Publisher: Katherine Tegen Books
Release Date: May 26, 2015
Source: Edelweiss / Harper Collins
Rating: 3.5 out of 5
When Robyn Schneider’s The Beginning of Everything came out, I simply devoured it because of her beautiful writing style and the endearing characters. The Beginning of Everything has been on my favorites shelf ever since. So when I found out about Extraordinary Means, I pretty much screamed. I love Robyn’s writing that much. I expected Extraordinary Means to hit me full-force with the feels the way her previous book did. While Extraordinary Means contains the same gorgeous writing style of Schneider’s, it has a slightly predictable storyline. I am a little let down by this story as a whole simply because of the expectations I had set high following The Beginning of Everything.
To start off, the storyline behind Extraordinary Means is quite unique in itself and even after finishing the book, I still can’t wrap my head around it. Extraordinary Means is a hypothetical story about a form tuberculosis that isn’t really real, and takes place at a sanatorium that isn’t really real. I love dystopians and science fiction stories, but Extraordinary Means kind of hovers in between that and contemporary. The idea never really settled in my head because the main characters are quarantined at a sanatorium until their TB becomes inactive. It feels a little too much like a sci-fi, but it definitely remains a contemporary. Jen confused.

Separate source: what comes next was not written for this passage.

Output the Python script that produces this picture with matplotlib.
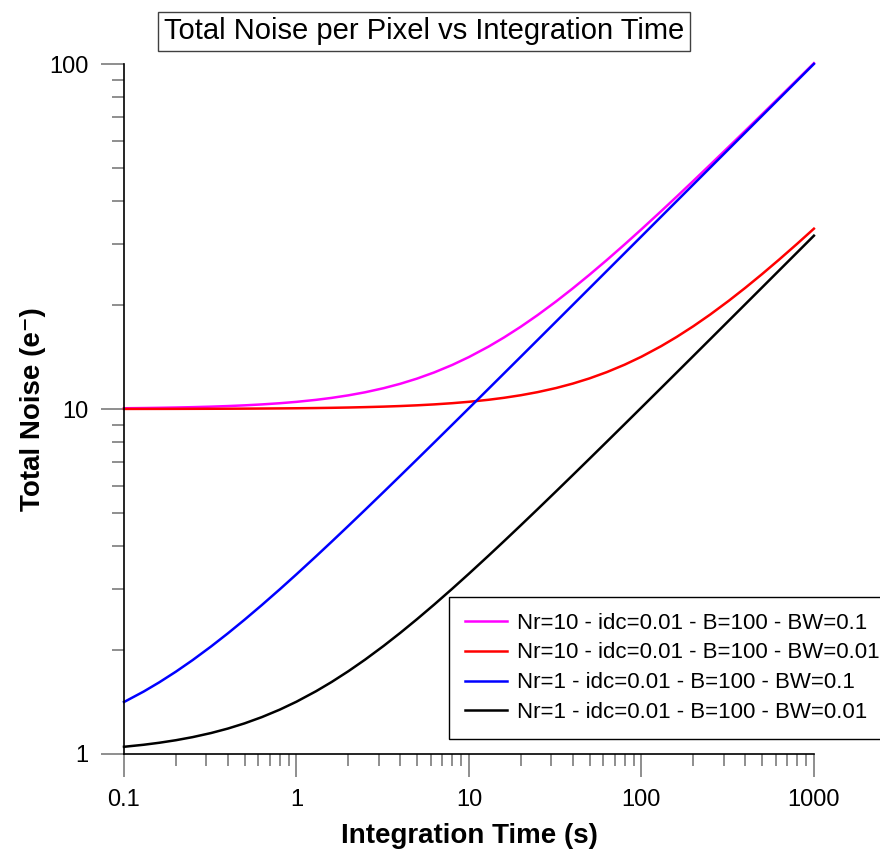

Aside from the storyline, the characters are rather enjoyable. I loved seeing Lane grow from an AP-obsessed boy striving for the perfect college application (goodness, so relatable) to a man who is capable of love. The love interest, Sadie, is also a well-developed character who starts off as an insecure girl and becomes someone who knows herself. Their group of friends at Latham House is full of lively, diverse characters, who I really feel a bond with. I have to say that the romance between Lane and Sadie develops a little quickly, but they also knew each other in the past, so I guess that changes some things. What’s most important is that their love for one another is genuine.
I wanted to mention one aspect that bothers me; not only am I not convinced with the TB storyline, but it initially led me to think: oh gosh, this is like The Fault in Our Stars but with TB instead of cancer. If you read the synopsis, I’m sure you would think the same thing. Without spoiling anything, I want to mention that the plot is definitely predictable. That’s kind of how these books go, you know? There isn’t going to be a book where a boy and a girl are terminally sick and no one dies (if there is a book like that, PLEASE LET ME KNOW!). I just sat there reading the book with a sense of dread – I knew what was coming. It’s never fun to know the ending to a book before you finish it.
With that said, Extraordinary Means definitely disappointed me in that the storyline is not entirely believable and the predictability of its plot. However, it is Robyn Schneider’s writing that I adore entirely, and the characters are extremely well-developed – not to mention the nerd references to all the things that nerd-tastic! If you’re not a fan of TFIOS-like stories, stay away from this one. But if you loved The Beginning of Everything, I would still give it a try.